Pour l’artiste Junai, du groupe Comoros Team, « les mots et expressions comoriens ont été popularisés par la communauté comorienne de Marseille ». En effet au marché, à Noailles, dans plusieurs lieux de rencontre de la cité phocéenne, la 5e île des Comores, depuis des dizaines d’années des mots comme ndrovi, mhogo, nazi sont courants et pas que dans la communauté comorienne : les commerçants de toute origine maîtrisent plusieurs expressions de notre langue. Ce phénomène est aussi remarquable dans une ville accueillant une forte communauté comorienne, la Courneuve où justement a grandi le chanteur Tiakola. Tiakola, membre fondateur du groupe 4keus (NDRL : référence aux « 4000 », un ancien quartier populaire de la ville) dont plusieurs membres sont d’origine comorienne (le Black et HK).
Jusque dans les années 1990, le shikomori était peu entendu dans l’espace public. La langue de l’espace public est le français, langue de la terre d’accueil, langue de la République. Beaucoup de jeunes franco-comoriens sont éduqués pour être d’abord irréprochables sur le français quitte à délaisser l’apprentissage de leur langue maternelle.
Aujourd’hui « la jeunesse n’a plus honte ou du moins ressent moins la barrière de la langue comme il y a 15-20 ans et introduit fièrement des mots de sa langue maternelle comme hazi, bange, vura, fuma, gari, mapesa, etc. » dans les différents espaces qu’elle côtoie et contribue ainsi à la rendre populaire et à la revaloriser. En l’utilisant sans complexe, elle donne la possibilité à d’autres communautés de la connaître, de la manier et de lui donner une nouvelle vie. Peut-être qu’un jour « mapesa » deviendra aussi commun que « chuya » ou « toubib ».
Créer une passerelle
Les Psy 4 de la rime (le premier groupe de Soprano), le 3e œil, Rohff ont été des pionniers dans le développement de paroles mêlant langue maternelle et langue courante. Plusieurs groupes franco-comoriens ou ayant des Franco-Comoriens en leur sein ont continué dans cette lignée : « À l’époque, nous (la Comoros Team composée de Junai et Dramon, deux jeunes franco-comoriens ayant grandi à La Courneuve, groupe populaire dans les années 2010) avons voulu montrer que des Comoriens de France pouvaient mélanger influence hip et hop et influence du bled. Je pense que si nous avions eu plus d’exposition aux Comores et ici, nous aurions pu être amenés à créer une passerelle avec des artistes locaux des Comores et ainsi créer des festivals, des labels ou encore des structures.
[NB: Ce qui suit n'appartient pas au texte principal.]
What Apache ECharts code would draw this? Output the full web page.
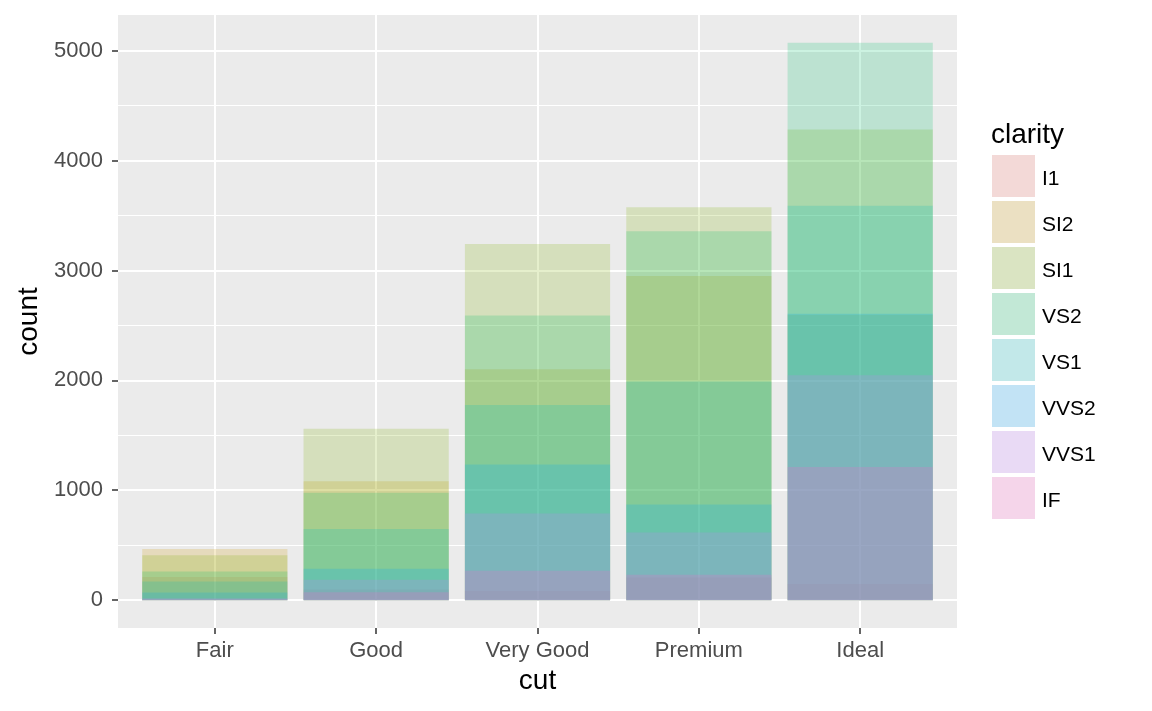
<!DOCTYPE html>
<html><head><meta charset="utf-8">
<script src="https://cdn.jsdelivr.net/npm/echarts@6/dist/echarts.min.js"></script>
<style>html,body{margin:0;padding:0;background:#fff}#c{width:1152px;height:711px}</style>
</head><body><div id="c"></div>
<script>
// Data: diamonds counts by cut (x) and clarity (series), position = identity
const cuts = ['Fair', 'Good', 'Very Good', 'Premium', 'Ideal'];
const clarity = ['I1', 'SI2', 'SI1', 'VS2', 'VS1', 'VVS2', 'VVS1', 'IF'];
const I1   = [210, 96, 84, 205, 146];
const SI2  = [466, 1081, 2100, 2949, 2598];
const SI1  = [408, 1560, 3240, 3575, 4282];
const VS2  = [261, 978, 2591, 3357, 5071];
const VS1  = [170, 648, 1775, 1989, 3589];
const VVS2 = [69, 286, 1235, 870, 2606];
const VVS1 = [17, 186, 789, 616, 2047];
const IF   = [9, 71, 268, 230, 1212];
const seriesValues = [I1, SI2, SI1, VS2, VS1, VVS2, VVS1, IF];
const yMajorTicks = [0, 1000, 2000, 3000, 4000, 5000];
const yMinorTicks = [500, 1500, 2500, 3500, 4500];
const hues = ['#F8766D', '#CD9600', '#7CAE00', '#00BE67', '#00BFC4', '#00A9FF', '#C77CFF', '#FF61CC'];
const alpha = 0.2;

function hexRgb(h){return [parseInt(h.slice(1,3),16),parseInt(h.slice(3,5),16),parseInt(h.slice(5,7),16)];}
function rgba(h){const c=hexRgb(h);return 'rgba('+c[0]+','+c[1]+','+c[2]+','+alpha+')';}
function over(h,bg){const c=hexRgb(h);return 'rgb('+c.map(v=>Math.round(bg+(v-bg)*alpha)).join(',')+')';}

const xPos = cuts.map((_, i) => i + 1);
const allMax = Math.max(...seriesValues.flat());
const yMin = -0.05 * allMax, yMax = allMax * 1.05;

const FONT = 'Liberation Sans';
const chart = echarts.init(document.getElementById('c'), null, {renderer: 'canvas'});
const series = seriesValues.map((vals, k) => ({
  name: clarity[k],
  type: 'bar',
  xAxisIndex: 0, yAxisIndex: 1,
  data: vals.map((v, i) => [xPos[i], v]),
  barWidth: '90%',
  barGap: '-100%',
  itemStyle: {color: rgba(hues[k])},
  emphasis: {disabled: true},
  animation: false
}));

chart.setOption({
  animation: false,
  textStyle: {fontFamily: FONT},
  title: {text: 'clarity', left: 991, top: 121, padding: 0, textStyle: {fontFamily: FONT, fontSize: 28, fontWeight: 'normal', color: '#000'}},
  grid: {left: 118, top: 15, width: 839, height: 613, show: true, backgroundColor: '#EBEBEB', borderWidth: 0, containLabel: false},
  legend: {
    orient: 'vertical', left: 992, top: 155, padding: 0,
    itemWidth: 43, itemHeight: 42, itemGap: 4,
    icon: 'rect', selectedMode: false,
    formatter: '{t|{name}}',
    textStyle: {fontFamily: FONT, fontSize: 21, color: '#000',
      rich: {t: {fontFamily: FONT, fontSize: 21, color: '#000', padding: [6, 0, 0, 2]}}},
    data: clarity.map((c, k) => ({name: c, itemStyle: {color: over(hues[k], 242)}}))
  },
  xAxis: {
    type: 'value', min: 0.4, max: 5.6,
    name: 'cut', nameLocation: 'middle', nameGap: 39,
    nameTextStyle: {fontFamily: FONT, fontSize: 28, color: '#000'},
    axisLine: {show: false, onZero: false},
    axisTick: {show: true, length: 6, lineStyle: {color: '#333', width: 1.5}, customValues: xPos},
    axisLabel: {customValues: xPos, margin: 12, fontSize: 22, color: '#4D4D4D', fontFamily: FONT,
      formatter: v => cuts[Math.round(v) - 1] || ''},
    splitLine: {show: true, lineStyle: {color: '#FFFFFF', width: 2}}
  },
  yAxis: [{
    type: 'value', min: yMin, max: yMax,
    axisLine: {show: false, onZero: false},
    axisTick: {show: false, customValues: yMinorTicks},
    axisLabel: {show: false, customValues: yMinorTicks},
    splitLine: {show: true, lineStyle: {color: '#FFFFFF', width: 1}}
  }, {
    type: 'value', min: yMin, max: yMax,
    name: 'count', nameLocation: 'middle', nameGap: 73, nameRotate: 90,
    nameTextStyle: {fontFamily: FONT, fontSize: 28, color: '#000'},
    position: 'left',
    axisLine: {show: false, onZero: false},
    axisTick: {show: true, length: 6, lineStyle: {color: '#333', width: 1.5}, customValues: yMajorTicks},
    axisLabel: {customValues: yMajorTicks, margin: 15, fontSize: 22, color: '#4D4D4D', fontFamily: FONT,
      formatter: v => String(v)},
    splitLine: {show: true, lineStyle: {color: '#FFFFFF', width: 2}}
  }],
  series: series
});
</script></body></html>
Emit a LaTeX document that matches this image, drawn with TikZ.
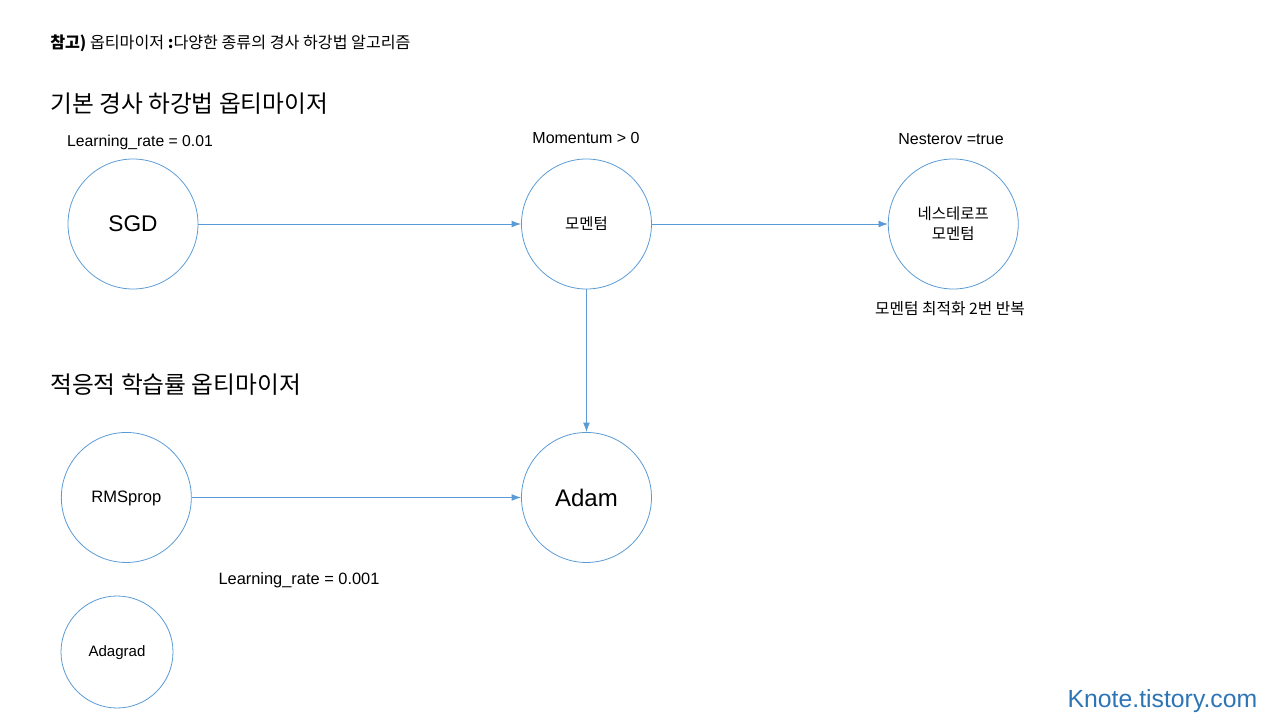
\documentclass[tikz,border=0pt]{standalone}
\usepackage{fontspec}
\setmainfont{Liberation Sans}
\newfontfamily\kr{Noto Sans CJK KR}
\usetikzlibrary{positioning,arrows.meta}
\definecolor{ringblue}{RGB}{91,155,213}
\definecolor{siteblue}{RGB}{46,117,182}
\newcommand{\fsz}[1]{\fontsize{#1}{1.2\dimexpr#1\relax}\selectfont}

\begin{document}
\begin{tikzpicture}[x=0.75pt,y=-0.75pt,>={Latex[length=7pt,width=5pt]},
    font=\fsz{11.8pt}]

\tikzstyle{round}=[draw=ringblue,line width=0.6pt,circle,minimum size=97.5pt,inner sep=0pt,align=center]
\tikzstyle{link}=[->,draw=ringblue,line width=0.6pt]

\useasboundingbox (0,0) rectangle (1280,720);

    % headings
    \node[anchor=west,inner sep=0pt,font=\kr\fsz{12.1pt}] (title) at (50,43) {{\bfseries 참고)} 옵티마이저 {\bfseries :}다양한 종류의 경사 하강법 알고리즘};
    \node[anchor=west,inner sep=0pt,font=\kr\fsz{17.8pt}] (basic) at (50,104) {기본 경사 하강법 옵티마이저};
    \node[anchor=west,inner sep=0pt,font=\kr\fsz{17.8pt}] (adapt) at (50,385) {적응적 학습률 옵티마이저};

    % optimizers
    \node[round,font=\fsz{17pt}] (SGD) at (133,224) {SGD};
    \node[round,right=242pt of SGD,font=\kr\fsz{11.6pt}] (M) {모멘텀};
    \node[round,right=177pt of M,font=\kr\fsz{11.6pt}] (N) {네스테로프\\[1pt]모멘텀};
    \node[round,below=107pt of M,font=\fsz{18pt}] (A) {Adam};
    \node[round,left=247pt of A,font=\fsz{12.4pt},text depth=1pt] (R) {RMSprop};
    \node[round,minimum size=84pt,font=\fsz{11.3pt},text depth=1pt] (G) at (117,652) {Adagrad};

    % labels
    \node (lr1) at (140,142) {Learning\_rate = 0.01};
    \node[font=\fsz{12pt}] (mom) at (586,138) {Momentum > 0};
    \node[font=\fsz{12pt}] (nes) at (951,139) {Nesterov =true};
    \node[font=\kr\fsz{11.8pt}] (rep) at (950,309) {모멘텀 최적화 2번 반복};
    \node[font=\fsz{12.3pt}] (lr2) at (299,580) {Learning\_rate = 0.001};
    \node[anchor=east,text=siteblue,font=\fsz{18.6pt}] (site) at (1262,701) {Knote.tistory.com};

\path
    (SGD) edge[link] (M)
    (M) edge[link] (N)
    (M) edge[link] (A)
    (R) edge[link] (A);
\end{tikzpicture}
\end{document}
Bien heureusement, certains artistes s’engagent en ce sens aujourd’hui et c’est tout à leur honneur ».
En effet, pour ne citer qu’eux, les morceaux proposés dans la mixtape le Coffre par Gurru muzik entertainement sont interprétés par des artistes des Comores et de la diaspora seule ou en faisant des duos entre les deux pays.
La musique, le chant devient donc une nouvelle façon non seulement de valoriser l’art des Comores, mais surtout sa langue à travers les différentes communautés qui côtoient les Comoriens.